Robert Fisk

Muamar Kadafi durante una reunión de la FAO en Roma, el 16 de noviembre de 2009. Foto: Reuters. Imagen: jornada.unam.mx
Los potentados y tiranos árabes sobrevivientes han pasado una segunda noche de insomnio. ¿En cuánto tiempo los liberadores de Trípoli se metamorfosearán en los liberadores de Damasco y Alepo y Homs? ¿O de Ammán? ¿O de Jerusalén? ¿O de Bahrein o Riad? No es lo mismo, claro.
La primavera-verano-otoño árabe no sólo ha demostrado que las viejas fronteras coloniales permanecen invioladas –espantoso tributo al imperialismo, supongo–, sino también que cada revolución tiene características propias. Ya lo dijo Saif Kadafi al principio de su propia caída: “Libia no es Túnez… será una guerra civil. Habrá baño de sangre en las calles”. Y así fue.

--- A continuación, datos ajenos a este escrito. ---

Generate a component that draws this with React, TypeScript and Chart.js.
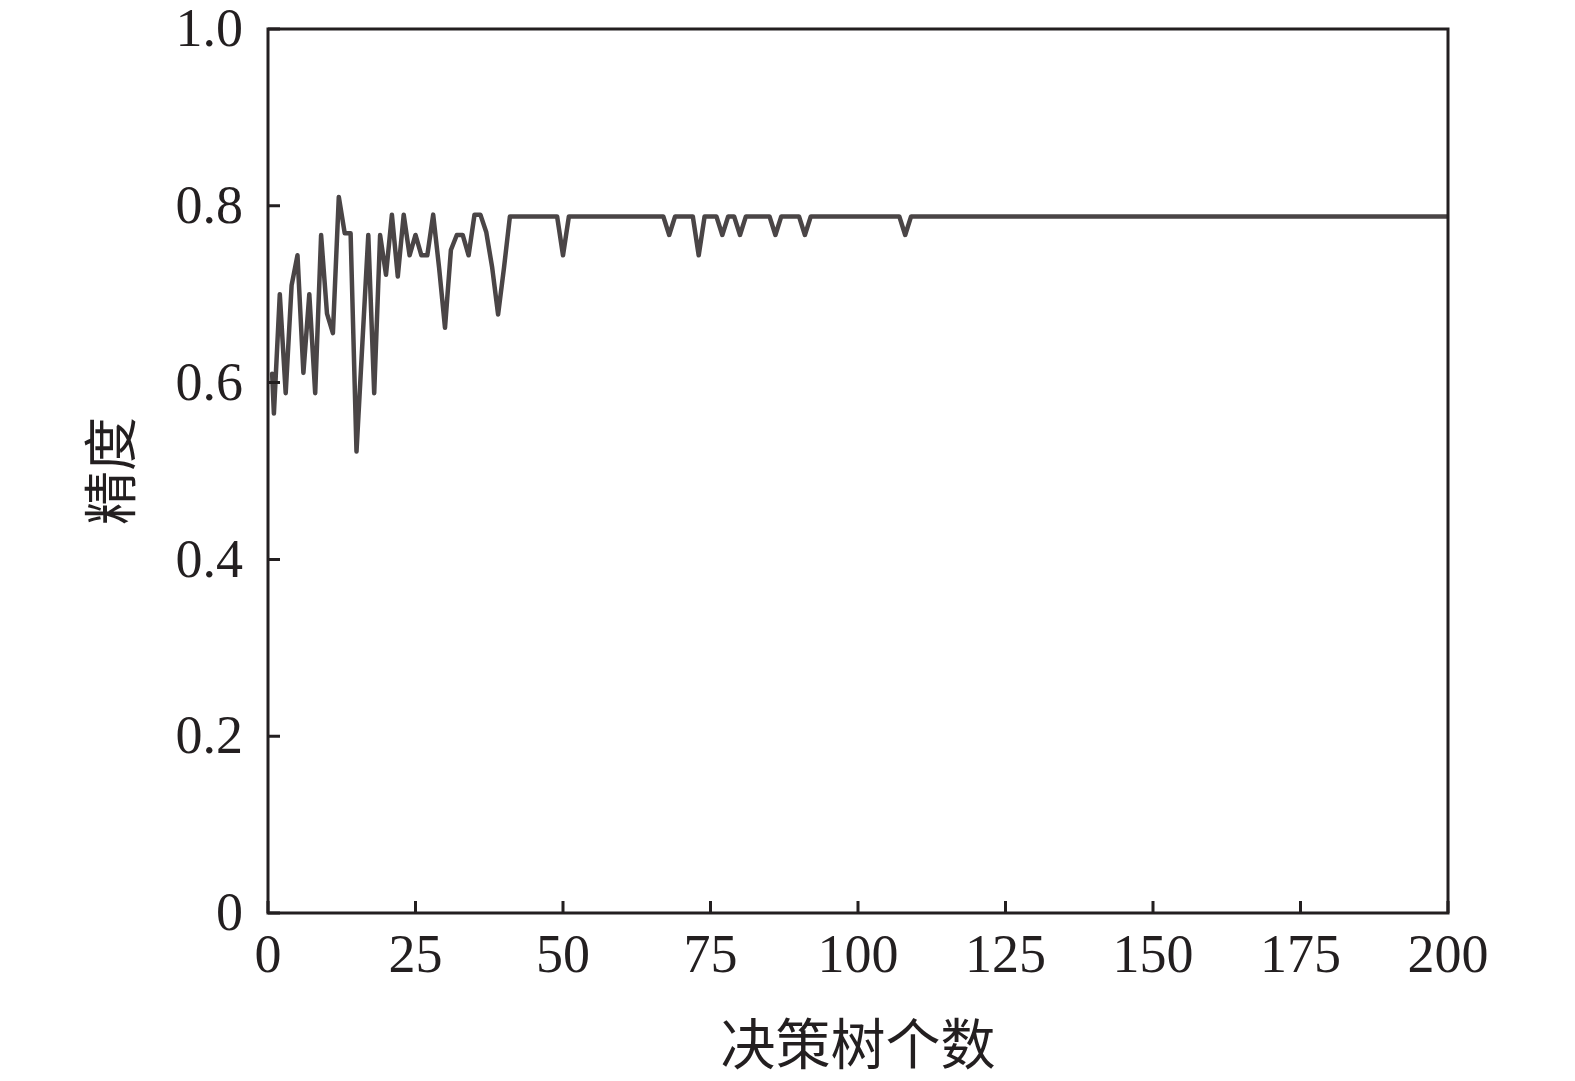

Miremos en la bola de cristal. Libia será una superpotencia de Medio Oriente –a menos que impongamos una ocupación económica como precio del bombardeo “liberador” de la OTAN– y menos africana, más árabe ahora que la obsesión de Kadafi con África central y austral ha desaparecido. Puede que infecte a Argelia y Marruecos con sus libertades. Los estados del Golfo estarán felices –hasta cierto punto–, pues la mayoría consideraban a Kadafi mentalmente inestable y maligno. Pero destronar tiranos árabes es un juego peligroso cuando gobernantes árabes no electos se unen a él. ¿Quién recuerda ahora la guerra de 1977, cuando Anuar Sadat mandó sus bombarderos a pulverizar las bases aéreas de Kadafi, las mismas que la OTAN ha estado atacando en los meses pasados, luego que Israel advirtió al presidente egipcio que Kadafi planeaba asesinarlo? Sin embargo, la dictadura de Kadafi sobrevivió a Sadat 30 años.
Como todos los demás, Libia sufrió del cáncer del mundo árabe: la corrupción financiera… y moral. ¿Será diferente el porvenir? Hemos pasado demasiado tiempo ensalzando el valor de los “combatientes por la libertad” de Libia en sus recorridos por el desierto, y demasiado poco examinando la naturaleza de la bestia, el pegajoso Consejo Nacional de Transición (sic), cuyo supuesto líder, Mustafá Abdul Jalil, ha sido incapaz de explicar por qué sus camaradas –y tal vez él mismo– maquinaron el asesinato del comandante de su propio ejército el mes pasado. Ya Occidente ofrece lecciones de democracia a la Nueva Libia, aconsejando con indulgencia a sus líderes no electos cómo evitar el caos que causamos a los iraquíes cuando los “liberamos” hace ocho años. ¿Quién recibirá los sobornos en el nuevo régimen –democrático o no– cuando esté instalado?